§ What this task involves: Reproduce the listing below word for word, with no pictures.

§ Source excerpt:
________

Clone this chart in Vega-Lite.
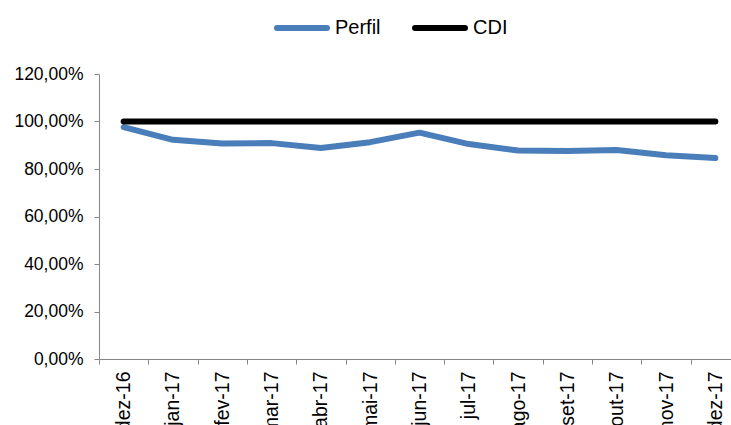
{
  "$schema": "https://vega.github.io/schema/vega-lite/v6.json",
  "autosize": {"type": "none"},
  "padding": {"left": 99, "top": 74, "right": -9, "bottom": 66},
  "width": 641,
  "height": 285,
  "background": "white",
  "config": {
    "view": {"stroke": null},
    "font": "Liberation Sans",
    "axis": {
      "labelFont": "Liberation Sans",
      "labelFontSize": 17.5,
      "labelColor": "#000000",
      "domainColor": "#868686",
      "tickColor": "#868686",
      "grid": false,
      "title": null
    }
  },
  "data": {
    "values": [
      {"mes": "dez-16", "serie": "Perfil", "valor": 97.6},
      {"mes": "jan-17", "serie": "Perfil", "valor": 92.3},
      {"mes": "fev-17", "serie": "Perfil", "valor": 90.7},
      {"mes": "mar-17", "serie": "Perfil", "valor": 90.9},
      {"mes": "abr-17", "serie": "Perfil", "valor": 88.8},
      {"mes": "mai-17", "serie": "Perfil", "valor": 91.3},
      {"mes": "jun-17", "serie": "Perfil", "valor": 95.3},
      {"mes": "jul-17", "serie": "Perfil", "valor": 90.5},
      {"mes": "ago-17", "serie": "Perfil", "valor": 87.8},
      {"mes": "set-17", "serie": "Perfil", "valor": 87.6},
      {"mes": "out-17", "serie": "Perfil", "valor": 88.0},
      {"mes": "nov-17", "serie": "Perfil", "valor": 85.8},
      {"mes": "dez-17", "serie": "Perfil", "valor": 84.6},
      {"mes": "dez-16", "serie": "CDI", "valor": 100},
      {"mes": "jan-17", "serie": "CDI", "valor": 100},
      {"mes": "fev-17", "serie": "CDI", "valor": 100},
      {"mes": "mar-17", "serie": "CDI", "valor": 100},
      {"mes": "abr-17", "serie": "CDI", "valor": 100},
      {"mes": "mai-17", "serie": "CDI", "valor": 100},
      {"mes": "jun-17", "serie": "CDI", "valor": 100},
      {"mes": "jul-17", "serie": "CDI", "valor": 100},
      {"mes": "ago-17", "serie": "CDI", "valor": 100},
      {"mes": "set-17", "serie": "CDI", "valor": 100},
      {"mes": "out-17", "serie": "CDI", "valor": 100},
      {"mes": "nov-17", "serie": "CDI", "valor": 100},
      {"mes": "dez-17", "serie": "CDI", "valor": 100}
    ]
  },
  "mark": {"type": "line", "strokeWidth": 6, "strokeCap": "round", "strokeJoin": "round"},
  "encoding": {
    "x": {
      "field": "mes",
      "type": "ordinal",
      "sort": ["dez-16", "jan-17", "fev-17", "mar-17", "abr-17", "mai-17", "jun-17", "jul-17", "ago-17", "set-17", "out-17", "nov-17", "dez-17"],
      "scale": {"type": "band", "paddingInner": 0, "paddingOuter": 0},
      "axis": {
        "labelAngle": 270,
        "tickBand": "extent",
        "tickSize": 5,
        "labelPadding": 7,
        "labelFontSize": 19.5,
        "labelOverlap": false
      }
    },
    "y": {
      "field": "valor",
      "type": "quantitative",
      "scale": {"domain": [0, 120], "nice": false, "zero": true},
      "axis": {
        "values": [0, 20, 40, 60, 80, 100, 120],
        "tickSize": 5,
        "labelPadding": 11,
        "labelExpr": "replace(format(datum.value, '.2f'), '.', ',') + '%'"
      }
    },
    "color": {
      "field": "serie",
      "type": "nominal",
      "sort": ["Perfil", "CDI"],
      "scale": {"domain": ["Perfil", "CDI"], "range": ["#4A7EBB", "#000000"]},
      "legend": {
        "title": null,
        "orient": "none",
        "direction": "horizontal",
        "legendX": 175,
        "legendY": -74,
        "padding": 0,
        "symbolType": "stroke",
        "symbolSize": 2500,
        "symbolStrokeWidth": 6,
        "labelFont": "Liberation Sans",
        "labelFontSize": 20,
        "labelColor": "#000000",
        "labelOffset": 5,
        "columnPadding": 22,
        "encode": {"symbols": {"update": {"strokeCap": {"value": "round"}}}}
      }
    }
  }
}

________

§ Answer to this task:
Clone this chart in Vega-Lite.
{
  "$schema": "https://vega.github.io/schema/vega-lite/v6.json",
  "autosize": {"type": "none"},
  "padding": {"left": 99, "top": 74, "right": -9, "bottom": 66},
  "width": 641,
  "height": 285,
  "background": "white",
  "config": {
    "view": {"stroke": null},
    "font": "Liberation Sans",
    "axis": {
      "labelFont": "Liberation Sans",
      "labelFontSize": 17.5,
      "labelColor": "#000000",
      "domainColor": "#868686",
      "tickColor": "#868686",
      "grid": false,
      "title": null
    }
  },
  "data": {
    "values": [
      {"mes": "dez-16", "serie": "Perfil", "valor": 97.6},
      {"mes": "jan-17", "serie": "Perfil", "valor": 92.3},
      {"mes": "fev-17", "serie": "Perfil", "valor": 90.7},
      {"mes": "mar-17", "serie": "Perfil", "valor": 90.9},
      {"mes": "abr-17", "serie": "Perfil", "valor": 88.8},
      {"mes": "mai-17", "serie": "Perfil", "valor": 91.3},
      {"mes": "jun-17", "serie": "Perfil", "valor": 95.3},
      {"mes": "jul-17", "serie": "Perfil", "valor": 90.5},
      {"mes": "ago-17", "serie": "Perfil", "valor": 87.8},
      {"mes": "set-17", "serie": "Perfil", "valor": 87.6},
      {"mes": "out-17", "serie": "Perfil", "valor": 88.0},
      {"mes": "nov-17", "serie": "Perfil", "valor": 85.8},
      {"mes": "dez-17", "serie": "Perfil", "valor": 84.6},
      {"mes": "dez-16", "serie": "CDI", "valor": 100},
      {"mes": "jan-17", "serie": "CDI", "valor": 100},
      {"mes": "fev-17", "serie": "CDI", "valor": 100},
      {"mes": "mar-17", "serie": "CDI", "valor": 100},
      {"mes": "abr-17", "serie": "CDI", "valor": 100},
      {"mes": "mai-17", "serie": "CDI", "valor": 100},
      {"mes": "jun-17", "serie": "CDI", "valor": 100},
      {"mes": "jul-17", "serie": "CDI", "valor": 100},
      {"mes": "ago-17", "serie": "CDI", "valor": 100},
      {"mes": "set-17", "serie": "CDI", "valor": 100},
      {"mes": "out-17", "serie": "CDI", "valor": 100},
      {"mes": "nov-17", "serie": "CDI", "valor": 100},
      {"mes": "dez-17", "serie": "CDI", "valor": 100}
    ]
  },
  "mark": {"type": "line", "strokeWidth": 6, "strokeCap": "round", "strokeJoin": "round"},
  "encoding": {
    "x": {
      "field": "mes",
      "type": "ordinal",
      "sort": ["dez-16", "jan-17", "fev-17", "mar-17", "abr-17", "mai-17", "jun-17", "jul-17", "ago-17", "set-17", "out-17", "nov-17", "dez-17"],
      "scale": {"type": "band", "paddingInner": 0, "paddingOuter": 0},
      "axis": {
        "labelAngle": 270,
        "tickBand": "extent",
        "tickSize": 5,
        "labelPadding": 7,
        "labelFontSize": 19.5,
        "labelOverlap": false
      }
    },
    "y": {
      "field": "valor",
      "type": "quantitative",
      "scale": {"domain": [0, 120], "nice": false, "zero": true},
      "axis": {
        "values": [0, 20, 40, 60, 80, 100, 120],
        "tickSize": 5,
        "labelPadding": 11,
        "labelExpr": "replace(format(datum.value, '.2f'), '.', ',') + '%'"
      }
    },
    "color": {
      "field": "serie",
      "type": "nominal",
      "sort": ["Perfil", "CDI"],
      "scale": {"domain": ["Perfil", "CDI"], "range": ["#4A7EBB", "#000000"]},
      "legend": {
        "title": null,
        "orient": "none",
        "direction": "horizontal",
        "legendX": 175,
        "legendY": -74,
        "padding": 0,
        "symbolType": "stroke",
        "symbolSize": 2500,
        "symbolStrokeWidth": 6,
        "labelFont": "Liberation Sans",
        "labelFontSize": 20,
        "labelColor": "#000000",
        "labelOffset": 5,
        "columnPadding": 22,
        "encode": {"symbols": {"update": {"strokeCap": {"value": "round"}}}}
      }
    }
  }
}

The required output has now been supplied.